• WRITTEN PROBLEM
Images are not part of the copy; write out the rest of the data exactly as given.

BEGIN INFORMATION PROVIDED

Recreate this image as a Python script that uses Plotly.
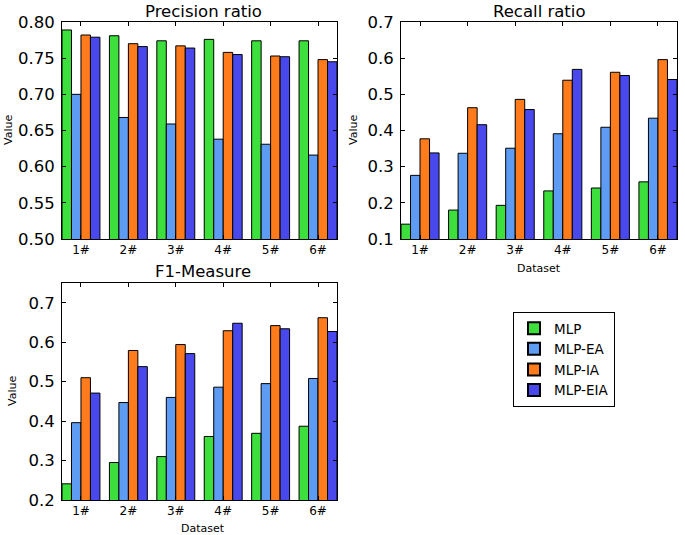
import plotly.graph_objects as go

datasets = ["1#", "2#", "3#", "4#", "5#", "6#"]
methods = ["MLP", "MLP-EA", "MLP-IA", "MLP-EIA"]
colors = ["#3ddf3d", "#5e9cf3", "#ff7b1c", "#4848ec"]

precision = {
    "MLP":     [0.789, 0.781, 0.774, 0.776, 0.774, 0.774],
    "MLP-EA":  [0.700, 0.668, 0.659, 0.638, 0.631, 0.616],
    "MLP-IA":  [0.782, 0.770, 0.767, 0.758, 0.753, 0.748],
    "MLP-EIA": [0.779, 0.766, 0.764, 0.755, 0.752, 0.745],
}
recall = {
    "MLP":     [0.141, 0.180, 0.193, 0.233, 0.241, 0.258],
    "MLP-EA":  [0.276, 0.337, 0.351, 0.391, 0.409, 0.434],
    "MLP-IA":  [0.377, 0.463, 0.486, 0.539, 0.561, 0.596],
    "MLP-EIA": [0.338, 0.416, 0.458, 0.569, 0.552, 0.541],
}
f1 = {
    "MLP":     [0.241, 0.295, 0.310, 0.361, 0.369, 0.387],
    "MLP-EA":  [0.396, 0.447, 0.460, 0.486, 0.495, 0.508],
    "MLP-IA":  [0.510, 0.579, 0.594, 0.629, 0.642, 0.662],
    "MLP-EIA": [0.471, 0.538, 0.571, 0.648, 0.634, 0.627],
}

W, H = 685, 535
FONT = "DejaVu Sans"

def dx(a, b):
    return [a / W, b / W]

def dy(top, bottom):
    return [(H - bottom) / H, (H - top) / H]

fig = go.Figure()

panels = [
    (precision, "x", "y", True),
    (recall, "x2", "y2", False),
    (f1, "x3", "y3", False),
]
for data, xa, ya, show in panels:
    for m, c in zip(methods, colors):
        fig.add_trace(go.Bar(
            x=datasets, y=data[m], name=m, xaxis=xa, yaxis=ya,
            marker=dict(color=c, line=dict(color="black", width=1)),
            showlegend=show, legendgroup=m,
        ))

axis_common = dict(
    showline=True, linecolor="black", linewidth=1, mirror="allticks",
    ticks="inside", ticklen=4, tickcolor="black", showgrid=False, zeroline=False,
    automargin=False,
)
xcommon = dict(axis_common, type="category", range=[-0.4, 5.4],
               tickfont=dict(family=FONT, size=12, color="black"))
ycommon = dict(axis_common, tickfont=dict(family=FONT, size=16.5, color="black"),
               ticklabelstandoff=3)

fig.update_layout(
    width=W, height=H,
    autosize=False,
    margin=dict(l=0, r=0, t=0, b=0, pad=0, autoexpand=False),
    paper_bgcolor="white", plot_bgcolor="white",
    barmode="group", bargap=0.2, bargroupgap=0,
    font=dict(family=FONT, color="black"),
    xaxis=dict(xcommon, domain=dx(62, 337), anchor="y"),
    yaxis=dict(ycommon, domain=dy(22, 239), anchor="x", range=[0.5, 0.8],
               dtick=0.05, tick0=0.5, tickformat=".2f"),
    xaxis2=dict(xcommon, domain=dx(401, 677), anchor="y2"),
    yaxis2=dict(ycommon, domain=dy(22, 239), anchor="x2", range=[0.1, 0.7],
                dtick=0.1, tick0=0.1, tickformat=".1f"),
    xaxis3=dict(xcommon, domain=dx(62, 337), anchor="y3"),
    yaxis3=dict(ycommon, domain=dy(283, 500), anchor="x3", range=[0.2, 0.75],
                dtick=0.1, tick0=0.2, tickformat=".1f"),
    legend=dict(
        x=513 / W, y=(H - 312) / H, xanchor="left", yanchor="top",
        bordercolor="black", borderwidth=1, bgcolor="white",
        font=dict(family=FONT, size=13.5, color="black"),
        tracegroupgap=0, itemsizing="constant",
    ),
)

def ann(text, x, y, size, angle=0):
    fig.add_annotation(text=text, x=x / W, y=(H - y) / H, xref="paper", yref="paper",
                       showarrow=False, font=dict(family=FONT, size=size, color="black"),
                       textangle=angle, xanchor="center", yanchor="middle")

ann("Precision ratio", 203, 11, 16.5)
ann("Recall ratio", 539, 11, 16.5)
ann("F1-Measure", 203, 271, 16.5)
ann("Value", 8, 130, 11, -90)
ann("Value", 353, 130, 11, -90)
ann("Value", 12, 391, 11, -90)
ann("Dataset", 539, 268, 11)
ann("Dataset", 203, 528, 11)

fig.write_html("out.html", config={"displayModeBar": False},
               post_script="document.body.style.margin='0px';")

END INFORMATION PROVIDED

• FINISHED TASK
Recreate this image as a Python script that uses Plotly.
import plotly.graph_objects as go

datasets = ["1#", "2#", "3#", "4#", "5#", "6#"]
methods = ["MLP", "MLP-EA", "MLP-IA", "MLP-EIA"]
colors = ["#3ddf3d", "#5e9cf3", "#ff7b1c", "#4848ec"]

precision = {
    "MLP":     [0.789, 0.781, 0.774, 0.776, 0.774, 0.774],
    "MLP-EA":  [0.700, 0.668, 0.659, 0.638, 0.631, 0.616],
    "MLP-IA":  [0.782, 0.770, 0.767, 0.758, 0.753, 0.748],
    "MLP-EIA": [0.779, 0.766, 0.764, 0.755, 0.752, 0.745],
}
recall = {
    "MLP":     [0.141, 0.180, 0.193, 0.233, 0.241, 0.258],
    "MLP-EA":  [0.276, 0.337, 0.351, 0.391, 0.409, 0.434],
    "MLP-IA":  [0.377, 0.463, 0.486, 0.539, 0.561, 0.596],
    "MLP-EIA": [0.338, 0.416, 0.458, 0.569, 0.552, 0.541],
}
f1 = {
    "MLP":     [0.241, 0.295, 0.310, 0.361, 0.369, 0.387],
    "MLP-EA":  [0.396, 0.447, 0.460, 0.486, 0.495, 0.508],
    "MLP-IA":  [0.510, 0.579, 0.594, 0.629, 0.642, 0.662],
    "MLP-EIA": [0.471, 0.538, 0.571, 0.648, 0.634, 0.627],
}

W, H = 685, 535
FONT = "DejaVu Sans"

def dx(a, b):
    return [a / W, b / W]

def dy(top, bottom):
    return [(H - bottom) / H, (H - top) / H]

fig = go.Figure()

panels = [
    (precision, "x", "y", True),
    (recall, "x2", "y2", False),
    (f1, "x3", "y3", False),
]
for data, xa, ya, show in panels:
    for m, c in zip(methods, colors):
        fig.add_trace(go.Bar(
            x=datasets, y=data[m], name=m, xaxis=xa, yaxis=ya,
            marker=dict(color=c, line=dict(color="black", width=1)),
            showlegend=show, legendgroup=m,
        ))

axis_common = dict(
    showline=True, linecolor="black", linewidth=1, mirror="allticks",
    ticks="inside", ticklen=4, tickcolor="black", showgrid=False, zeroline=False,
    automargin=False,
)
xcommon = dict(axis_common, type="category", range=[-0.4, 5.4],
               tickfont=dict(family=FONT, size=12, color="black"))
ycommon = dict(axis_common, tickfont=dict(family=FONT, size=16.5, color="black"),
               ticklabelstandoff=3)

fig.update_layout(
    width=W, height=H,
    autosize=False,
    margin=dict(l=0, r=0, t=0, b=0, pad=0, autoexpand=False),
    paper_bgcolor="white", plot_bgcolor="white",
    barmode="group", bargap=0.2, bargroupgap=0,
    font=dict(family=FONT, color="black"),
    xaxis=dict(xcommon, domain=dx(62, 337), anchor="y"),
    yaxis=dict(ycommon, domain=dy(22, 239), anchor="x", range=[0.5, 0.8],
               dtick=0.05, tick0=0.5, tickformat=".2f"),
    xaxis2=dict(xcommon, domain=dx(401, 677), anchor="y2"),
    yaxis2=dict(ycommon, domain=dy(22, 239), anchor="x2", range=[0.1, 0.7],
                dtick=0.1, tick0=0.1, tickformat=".1f"),
    xaxis3=dict(xcommon, domain=dx(62, 337), anchor="y3"),
    yaxis3=dict(ycommon, domain=dy(283, 500), anchor="x3", range=[0.2, 0.75],
                dtick=0.1, tick0=0.2, tickformat=".1f"),
    legend=dict(
        x=513 / W, y=(H - 312) / H, xanchor="left", yanchor="top",
        bordercolor="black", borderwidth=1, bgcolor="white",
        font=dict(family=FONT, size=13.5, color="black"),
        tracegroupgap=0, itemsizing="constant",
    ),
)

def ann(text, x, y, size, angle=0):
    fig.add_annotation(text=text, x=x / W, y=(H - y) / H, xref="paper", yref="paper",
                       showarrow=False, font=dict(family=FONT, size=size, color="black"),
                       textangle=angle, xanchor="center", yanchor="middle")

ann("Precision ratio", 203, 11, 16.5)
ann("Recall ratio", 539, 11, 16.5)
ann("F1-Measure", 203, 271, 16.5)
ann("Value", 8, 130, 11, -90)
ann("Value", 353, 130, 11, -90)
ann("Value", 12, 391, 11, -90)
ann("Dataset", 539, 268, 11)
ann("Dataset", 203, 528, 11)

fig.write_html("out.html", config={"displayModeBar": False},
               post_script="document.body.style.margin='0px';")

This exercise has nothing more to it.